DIRECTION
Extract exactly those lines that lie between the start of the material and the line with "const tx = 4 / 28.5, ty = 4 / 113;", including both boundary lines and no others.
· · · · ·
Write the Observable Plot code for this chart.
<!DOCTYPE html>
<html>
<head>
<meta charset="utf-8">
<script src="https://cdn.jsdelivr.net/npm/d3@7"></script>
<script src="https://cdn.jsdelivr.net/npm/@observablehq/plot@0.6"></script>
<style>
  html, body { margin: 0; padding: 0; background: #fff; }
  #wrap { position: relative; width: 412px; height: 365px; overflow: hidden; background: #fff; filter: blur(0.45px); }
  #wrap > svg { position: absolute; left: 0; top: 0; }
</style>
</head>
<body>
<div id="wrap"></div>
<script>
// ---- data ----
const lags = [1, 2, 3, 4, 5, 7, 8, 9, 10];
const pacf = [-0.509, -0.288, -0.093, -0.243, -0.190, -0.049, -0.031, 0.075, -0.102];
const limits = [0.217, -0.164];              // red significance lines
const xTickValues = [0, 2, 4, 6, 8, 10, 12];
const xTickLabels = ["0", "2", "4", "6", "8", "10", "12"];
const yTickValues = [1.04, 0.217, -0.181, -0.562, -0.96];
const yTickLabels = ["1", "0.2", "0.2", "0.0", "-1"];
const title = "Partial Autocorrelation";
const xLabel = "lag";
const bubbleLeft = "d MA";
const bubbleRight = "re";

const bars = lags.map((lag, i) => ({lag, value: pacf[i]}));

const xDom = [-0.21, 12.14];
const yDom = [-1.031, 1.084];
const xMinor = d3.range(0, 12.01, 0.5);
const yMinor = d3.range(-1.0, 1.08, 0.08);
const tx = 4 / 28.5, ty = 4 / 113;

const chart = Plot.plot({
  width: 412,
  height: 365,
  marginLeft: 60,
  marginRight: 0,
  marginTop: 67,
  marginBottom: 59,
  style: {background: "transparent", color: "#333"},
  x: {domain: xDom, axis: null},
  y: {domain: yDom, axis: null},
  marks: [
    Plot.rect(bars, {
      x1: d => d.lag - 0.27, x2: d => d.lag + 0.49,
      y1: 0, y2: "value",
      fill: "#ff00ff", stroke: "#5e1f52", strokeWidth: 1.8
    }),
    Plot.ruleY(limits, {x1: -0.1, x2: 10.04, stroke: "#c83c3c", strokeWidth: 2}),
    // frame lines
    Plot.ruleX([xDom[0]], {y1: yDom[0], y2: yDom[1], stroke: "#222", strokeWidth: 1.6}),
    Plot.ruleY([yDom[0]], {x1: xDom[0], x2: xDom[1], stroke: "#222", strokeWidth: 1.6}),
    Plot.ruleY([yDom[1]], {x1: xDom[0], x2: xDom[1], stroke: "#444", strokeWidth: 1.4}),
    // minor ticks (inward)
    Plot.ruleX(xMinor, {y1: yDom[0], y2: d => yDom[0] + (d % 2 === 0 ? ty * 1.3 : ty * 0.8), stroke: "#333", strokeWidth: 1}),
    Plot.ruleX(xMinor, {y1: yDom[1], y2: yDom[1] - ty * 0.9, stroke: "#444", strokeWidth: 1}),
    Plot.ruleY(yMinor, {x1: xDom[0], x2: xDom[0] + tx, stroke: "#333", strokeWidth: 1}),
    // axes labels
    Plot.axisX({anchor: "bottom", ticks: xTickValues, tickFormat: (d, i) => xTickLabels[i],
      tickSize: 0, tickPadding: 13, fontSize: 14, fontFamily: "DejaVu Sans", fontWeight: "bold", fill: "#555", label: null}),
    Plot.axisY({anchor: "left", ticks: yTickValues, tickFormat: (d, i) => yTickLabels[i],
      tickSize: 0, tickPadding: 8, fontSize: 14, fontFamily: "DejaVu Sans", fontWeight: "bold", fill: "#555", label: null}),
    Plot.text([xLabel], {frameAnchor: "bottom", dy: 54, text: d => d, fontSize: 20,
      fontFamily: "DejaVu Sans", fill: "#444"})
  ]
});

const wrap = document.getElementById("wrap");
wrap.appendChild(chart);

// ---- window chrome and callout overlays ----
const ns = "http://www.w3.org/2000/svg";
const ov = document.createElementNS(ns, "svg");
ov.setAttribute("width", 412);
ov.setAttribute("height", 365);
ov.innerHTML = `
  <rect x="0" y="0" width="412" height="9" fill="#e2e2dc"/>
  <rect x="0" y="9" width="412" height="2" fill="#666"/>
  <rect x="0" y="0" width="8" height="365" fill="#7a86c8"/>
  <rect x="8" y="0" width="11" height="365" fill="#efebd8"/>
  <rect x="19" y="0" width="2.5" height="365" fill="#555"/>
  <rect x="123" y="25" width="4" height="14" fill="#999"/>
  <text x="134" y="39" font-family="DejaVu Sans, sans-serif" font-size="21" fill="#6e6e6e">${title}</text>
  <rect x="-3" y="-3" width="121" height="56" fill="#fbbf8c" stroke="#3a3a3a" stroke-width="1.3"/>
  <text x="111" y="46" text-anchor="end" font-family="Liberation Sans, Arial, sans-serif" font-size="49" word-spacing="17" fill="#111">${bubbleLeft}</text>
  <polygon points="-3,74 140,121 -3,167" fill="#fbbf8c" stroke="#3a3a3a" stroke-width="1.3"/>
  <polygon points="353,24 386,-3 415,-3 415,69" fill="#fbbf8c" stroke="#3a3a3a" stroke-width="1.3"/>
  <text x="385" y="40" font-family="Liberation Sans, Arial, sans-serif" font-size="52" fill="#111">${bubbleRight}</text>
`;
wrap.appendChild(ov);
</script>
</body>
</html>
· · · · ·
SOLUTION FOR THIS TASK
Write the Observable Plot code for this chart.
<!DOCTYPE html>
<html>
<head>
<meta charset="utf-8">
<script src="https://cdn.jsdelivr.net/npm/d3@7"></script>
<script src="https://cdn.jsdelivr.net/npm/@observablehq/plot@0.6"></script>
<style>
  html, body { margin: 0; padding: 0; background: #fff; }
  #wrap { position: relative; width: 412px; height: 365px; overflow: hidden; background: #fff; filter: blur(0.45px); }
  #wrap > svg { position: absolute; left: 0; top: 0; }
</style>
</head>
<body>
<div id="wrap"></div>
<script>
// ---- data ----
const lags = [1, 2, 3, 4, 5, 7, 8, 9, 10];
const pacf = [-0.509, -0.288, -0.093, -0.243, -0.190, -0.049, -0.031, 0.075, -0.102];
const limits = [0.217, -0.164];              // red significance lines
const xTickValues = [0, 2, 4, 6, 8, 10, 12];
const xTickLabels = ["0", "2", "4", "6", "8", "10", "12"];
const yTickValues = [1.04, 0.217, -0.181, -0.562, -0.96];
const yTickLabels = ["1", "0.2", "0.2", "0.0", "-1"];
const title = "Partial Autocorrelation";
const xLabel = "lag";
const bubbleLeft = "d MA";
const bubbleRight = "re";

const bars = lags.map((lag, i) => ({lag, value: pacf[i]}));

const xDom = [-0.21, 12.14];
const yDom = [-1.031, 1.084];
const xMinor = d3.range(0, 12.01, 0.5);
const yMinor = d3.range(-1.0, 1.08, 0.08);
const tx = 4 / 28.5, ty = 4 / 113;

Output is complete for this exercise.